Jason Taylor's example assumes a balanced cluster with RF=3, min.isr=2, about 50 MB/s of external traffic per broker, and a 250 MB/s volume profile. In that setup, a restarted broker catching up can push total disk demand on peer brokers beyond the safe limit, which is where replication saturation starts feeding back into latency and timeout problems.

The actual Kafka configs involved

For this use case, the important knobs are the replication quota settings rather than the reassignment workflow itself. Kafka uses broker-level rate caps plus topic-level lists of which replicas should be throttled.

leader.replication.throttled.rate: broker-level cap for leader-side replication traffic in bytes per second.
follower.replication.throttled.rate: broker-level cap for follower-side replication traffic in bytes per second.
leader.replication.throttled.replicas: topic-level list of throttled leader replicas.
follower.replication.throttled.replicas: topic-level list of throttled follower replicas.
For this catch-up pattern, the article recommends setting the topic-level replica lists to * so the throttles apply broadly during recovery rather than only to a narrowly enumerated reassignment set.

How to apply it for restart catch-up

The article's example applies the broker-level follower throttle across every broker, then applies follower.replication.throttled.replicas=* across topics so the recovering broker cannot pull catch-up traffic fast enough to saturate peer volumes.

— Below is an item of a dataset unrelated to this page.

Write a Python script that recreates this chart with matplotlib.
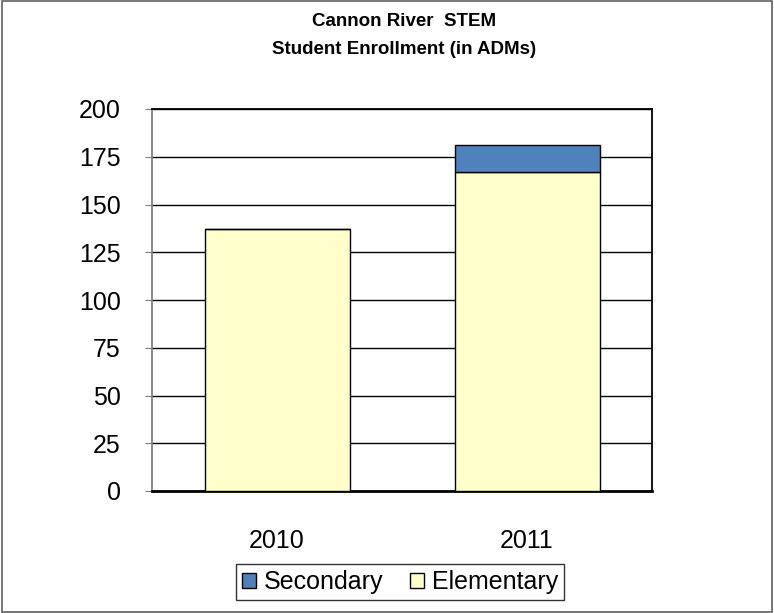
import matplotlib
matplotlib.use("Agg")
import matplotlib.pyplot as plt
from matplotlib.patches import Rectangle
import numpy as np

# data
years = ["2010", "2011"]
elementary = [137, 167]
secondary = [0, 14]
yticks = [0, 25, 50, 75, 100, 125, 150, 175, 200]

plt.rcParams['font.family'] = ['Liberation Sans', 'DejaVu Sans']

fig = plt.figure(figsize=(7.74, 6.13), dpi=100)
ax = fig.add_axes([152/774, 1 - 491/613, 500/774, 382/613])

x = np.arange(len(years))
ax.bar(x, elementary, width=0.58, color="#FFFFCC", edgecolor="black",
       linewidth=1, label="Elementary", zorder=3)
ax.bar(x, secondary, width=0.58, bottom=elementary, color="#4F81BD",
       edgecolor="black", linewidth=1, label="Secondary", zorder=3)

ax.set_xlim(-0.5, 1.5)
ax.set_ylim(0, 200)
ax.set_yticks(yticks)
ax.set_xticks(x)
ax.set_xticklabels(years)
ax.yaxis.grid(True, color="black", linewidth=1)
ax.set_axisbelow(True)

ax.tick_params(axis="y", labelsize=18, length=5, color="#808080",
               direction="out", pad=17.5)
ax.tick_params(axis="x", labelsize=18, length=0, pad=27)

for s in ["top", "right"]:
    ax.spines[s].set_color("black")
    ax.spines[s].set_linewidth(1.3)
ax.spines["left"].set_color("#808080")
ax.spines["left"].set_linewidth(1.3)
ax.spines["bottom"].set_color("black")
ax.spines["bottom"].set_linewidth(2)

h, l = ax.get_legend_handles_labels()
leg = fig.legend(h[::-1], l[::-1], loc="center", ncol=2,
                 bbox_to_anchor=(400/774, 1 - 582/613),
                 fontsize=18, frameon=True, fancybox=False,
                 edgecolor="black", handlelength=0.55, handleheight=0.55,
                 handletextpad=0.3, columnspacing=1.1, borderpad=0.25)
leg.get_frame().set_linewidth(1)

fig.text(404/774, 1 - 22/613, "Cannon River  STEM", ha="center", va="center",
         fontsize=13.5, fontweight="bold")
fig.text(404/774, 1 - 50/613, "Student Enrollment (in ADMs)", ha="center",
         va="center", fontsize=13.5, fontweight="bold")

fig.patches.append(Rectangle((0.002, 0.002), 0.996, 0.996, fill=False,
                             edgecolor="#606060", linewidth=1.2,
                             transform=fig.transFigure))

fig.savefig("out.png", dpi=100)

It then applies the same pattern on the leader side with leader.replication.throttled.rate and leader.replication.throttled.replicas=*, because leaders also pay disk and network cost while serving the recovery stream.

Broker-level follower example from the article: follower.replication.throttled.rate=190000000.
Broker-level leader example from the article: leader.replication.throttled.rate=175000000.
Topic-level recovery scope from the article: follower.replication.throttled.replicas=* and leader.replication.throttled.replicas=*.

How to think about the numbers

The article's model is capacity-first: leave enough throughput for foreground traffic, then let catch-up use only the remainder. On the leader side that means total available disk throughput minus the foreground produce path. On the follower side it means making sure the recovering broker can still pull faster than the cluster is writing, otherwise catch-up never finishes.

That is why the article explicitly warns that follower throttling cannot be lower than the effective incoming write rate. If the foreground write pressure is higher than the allowed catch-up bandwidth, the restarted broker will not close the gap and you will stay under-replicated indefinitely.

The trade-off you are accepting

This is an availability-versus-risk trade. Throttling protects the live workload and avoids reintroducing the storage saturation problem, but it also lengthens recovery time and leaves partitions under-replicated for longer.

The article gives a concrete example where protecting a 250 MB/s volume profile can stretch catch-up time to around eight hours. If that window is too risky for your environment, the answer is not to remove guardrails blindly. The answer is to provision enough spare throughput that the cluster can recover quickly without hitting the same saturation boundary.

Operational checks during recovery

Confirm the throttles directly with kafka-configs.sh --describe at the broker and topic levels so you know the guardrails are really in place.

Watch the restarted broker's lag and the live cluster's latency at the same time. You want lag to shrink without produce and consume latency climbing back into the failure mode that made the broker restart necessary in the first place.

The practical rule from Kafka's operations guide still applies here too: if the effective incoming write rate is higher than the throttle, replication may not make forward progress. So the lag on the recovering broker has to be going down, not just moving sideways.